= SET TASK =
Repeat the data word for word. Do not include the pictures.

= DATA FOR THIS TASK =
------------

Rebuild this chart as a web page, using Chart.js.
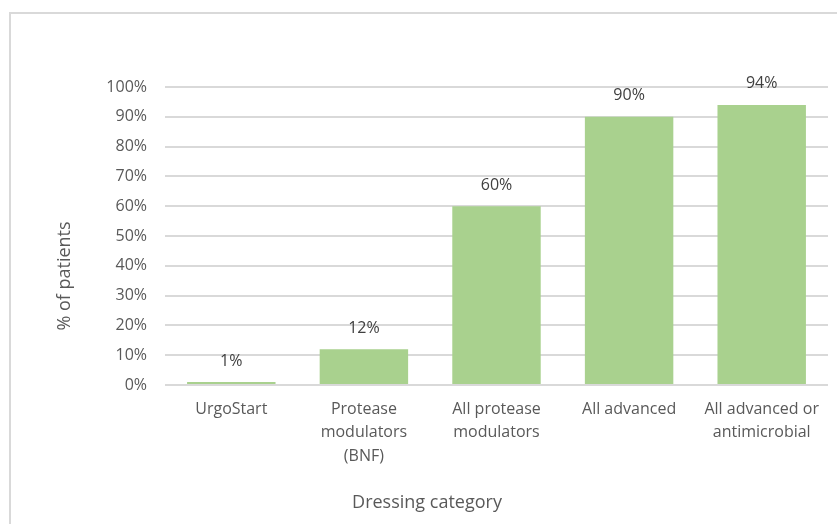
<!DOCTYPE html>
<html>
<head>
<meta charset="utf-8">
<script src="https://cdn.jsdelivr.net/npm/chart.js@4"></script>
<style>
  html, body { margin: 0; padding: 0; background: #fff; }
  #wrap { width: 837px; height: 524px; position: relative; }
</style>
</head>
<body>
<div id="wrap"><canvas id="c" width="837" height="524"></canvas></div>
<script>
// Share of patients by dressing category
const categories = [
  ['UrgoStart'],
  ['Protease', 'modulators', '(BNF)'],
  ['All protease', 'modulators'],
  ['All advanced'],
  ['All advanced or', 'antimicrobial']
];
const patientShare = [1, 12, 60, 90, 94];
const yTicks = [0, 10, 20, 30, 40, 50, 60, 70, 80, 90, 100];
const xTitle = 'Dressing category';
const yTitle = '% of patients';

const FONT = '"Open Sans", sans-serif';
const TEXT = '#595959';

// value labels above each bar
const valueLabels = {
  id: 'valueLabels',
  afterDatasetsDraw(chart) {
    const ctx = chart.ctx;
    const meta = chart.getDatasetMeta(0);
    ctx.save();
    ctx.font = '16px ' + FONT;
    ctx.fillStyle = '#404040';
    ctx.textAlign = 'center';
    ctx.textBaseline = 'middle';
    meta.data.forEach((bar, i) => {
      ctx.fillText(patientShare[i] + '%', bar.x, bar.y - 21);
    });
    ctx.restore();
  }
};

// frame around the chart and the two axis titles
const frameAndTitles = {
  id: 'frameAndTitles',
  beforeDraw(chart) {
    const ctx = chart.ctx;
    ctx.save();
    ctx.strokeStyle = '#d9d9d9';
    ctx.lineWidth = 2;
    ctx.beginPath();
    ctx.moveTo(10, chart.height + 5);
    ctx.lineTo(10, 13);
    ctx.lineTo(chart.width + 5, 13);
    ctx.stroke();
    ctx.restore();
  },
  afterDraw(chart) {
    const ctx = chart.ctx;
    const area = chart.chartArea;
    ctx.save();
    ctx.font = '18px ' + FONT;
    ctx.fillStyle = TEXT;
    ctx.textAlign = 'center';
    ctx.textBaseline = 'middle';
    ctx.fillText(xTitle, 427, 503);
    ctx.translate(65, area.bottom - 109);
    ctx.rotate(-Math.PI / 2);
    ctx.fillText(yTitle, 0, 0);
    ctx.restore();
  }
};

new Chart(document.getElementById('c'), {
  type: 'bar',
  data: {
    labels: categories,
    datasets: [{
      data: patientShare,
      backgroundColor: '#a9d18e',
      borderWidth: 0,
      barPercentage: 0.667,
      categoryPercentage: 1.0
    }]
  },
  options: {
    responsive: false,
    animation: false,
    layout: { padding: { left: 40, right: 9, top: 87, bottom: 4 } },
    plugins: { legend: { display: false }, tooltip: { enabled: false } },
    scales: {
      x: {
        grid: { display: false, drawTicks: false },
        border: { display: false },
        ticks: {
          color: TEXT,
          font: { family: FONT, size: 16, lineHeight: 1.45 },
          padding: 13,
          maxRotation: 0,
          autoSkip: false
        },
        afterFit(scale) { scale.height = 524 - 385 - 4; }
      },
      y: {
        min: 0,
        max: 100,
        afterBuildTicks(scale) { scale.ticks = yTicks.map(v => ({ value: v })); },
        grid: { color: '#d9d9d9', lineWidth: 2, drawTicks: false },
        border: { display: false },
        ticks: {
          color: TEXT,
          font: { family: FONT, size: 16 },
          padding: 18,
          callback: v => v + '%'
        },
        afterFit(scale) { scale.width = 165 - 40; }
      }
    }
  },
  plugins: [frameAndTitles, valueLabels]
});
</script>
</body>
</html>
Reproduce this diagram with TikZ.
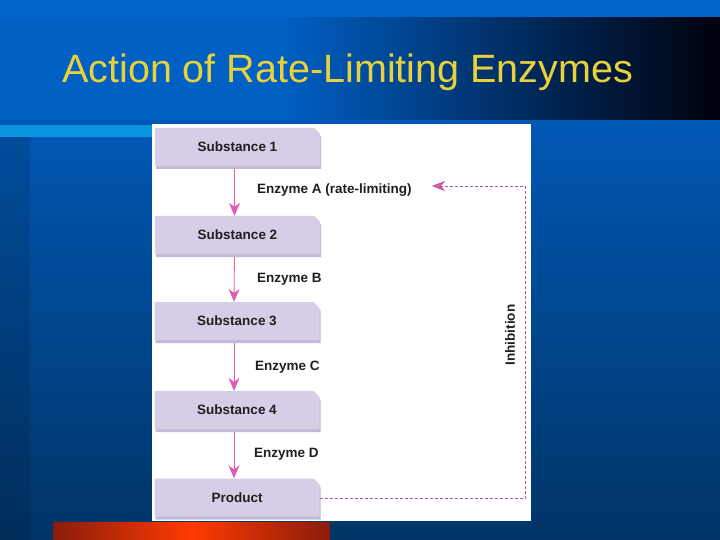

------------

= SOLUTION TO THIS EXERCISE =
Rebuild this chart as a web page, using Chart.js.
<!DOCTYPE html>
<html>
<head>
<meta charset="utf-8">
<script src="https://cdn.jsdelivr.net/npm/chart.js@4"></script>
<style>
  html, body { margin: 0; padding: 0; background: #fff; }
  #wrap { width: 837px; height: 524px; position: relative; }
</style>
</head>
<body>
<div id="wrap"><canvas id="c" width="837" height="524"></canvas></div>
<script>
// Share of patients by dressing category
const categories = [
  ['UrgoStart'],
  ['Protease', 'modulators', '(BNF)'],
  ['All protease', 'modulators'],
  ['All advanced'],
  ['All advanced or', 'antimicrobial']
];
const patientShare = [1, 12, 60, 90, 94];
const yTicks = [0, 10, 20, 30, 40, 50, 60, 70, 80, 90, 100];
const xTitle = 'Dressing category';
const yTitle = '% of patients';

const FONT = '"Open Sans", sans-serif';
const TEXT = '#595959';

// value labels above each bar
const valueLabels = {
  id: 'valueLabels',
  afterDatasetsDraw(chart) {
    const ctx = chart.ctx;
    const meta = chart.getDatasetMeta(0);
    ctx.save();
    ctx.font = '16px ' + FONT;
    ctx.fillStyle = '#404040';
    ctx.textAlign = 'center';
    ctx.textBaseline = 'middle';
    meta.data.forEach((bar, i) => {
      ctx.fillText(patientShare[i] + '%', bar.x, bar.y - 21);
    });
    ctx.restore();
  }
};

// frame around the chart and the two axis titles
const frameAndTitles = {
  id: 'frameAndTitles',
  beforeDraw(chart) {
    const ctx = chart.ctx;
    ctx.save();
    ctx.strokeStyle = '#d9d9d9';
    ctx.lineWidth = 2;
    ctx.beginPath();
    ctx.moveTo(10, chart.height + 5);
    ctx.lineTo(10, 13);
    ctx.lineTo(chart.width + 5, 13);
    ctx.stroke();
    ctx.restore();
  },
  afterDraw(chart) {
    const ctx = chart.ctx;
    const area = chart.chartArea;
    ctx.save();
    ctx.font = '18px ' + FONT;
    ctx.fillStyle = TEXT;
    ctx.textAlign = 'center';
    ctx.textBaseline = 'middle';
    ctx.fillText(xTitle, 427, 503);
    ctx.translate(65, area.bottom - 109);
    ctx.rotate(-Math.PI / 2);
    ctx.fillText(yTitle, 0, 0);
    ctx.restore();
  }
};

new Chart(document.getElementById('c'), {
  type: 'bar',
  data: {
    labels: categories,
    datasets: [{
      data: patientShare,
      backgroundColor: '#a9d18e',
      borderWidth: 0,
      barPercentage: 0.667,
      categoryPercentage: 1.0
    }]
  },
  options: {
    responsive: false,
    animation: false,
    layout: { padding: { left: 40, right: 9, top: 87, bottom: 4 } },
    plugins: { legend: { display: false }, tooltip: { enabled: false } },
    scales: {
      x: {
        grid: { display: false, drawTicks: false },
        border: { display: false },
        ticks: {
          color: TEXT,
          font: { family: FONT, size: 16, lineHeight: 1.45 },
          padding: 13,
          maxRotation: 0,
          autoSkip: false
        },
        afterFit(scale) { scale.height = 524 - 385 - 4; }
      },
      y: {
        min: 0,
        max: 100,
        afterBuildTicks(scale) { scale.ticks = yTicks.map(v => ({ value: v })); },
        grid: { color: '#d9d9d9', lineWidth: 2, drawTicks: false },
        border: { display: false },
        ticks: {
          color: TEXT,
          font: { family: FONT, size: 16 },
          padding: 18,
          callback: v => v + '%'
        },
        afterFit(scale) { scale.width = 165 - 40; }
      }
    }
  },
  plugins: [frameAndTitles, valueLabels]
});
</script>
</body>
</html>
Reproduce this diagram with TikZ.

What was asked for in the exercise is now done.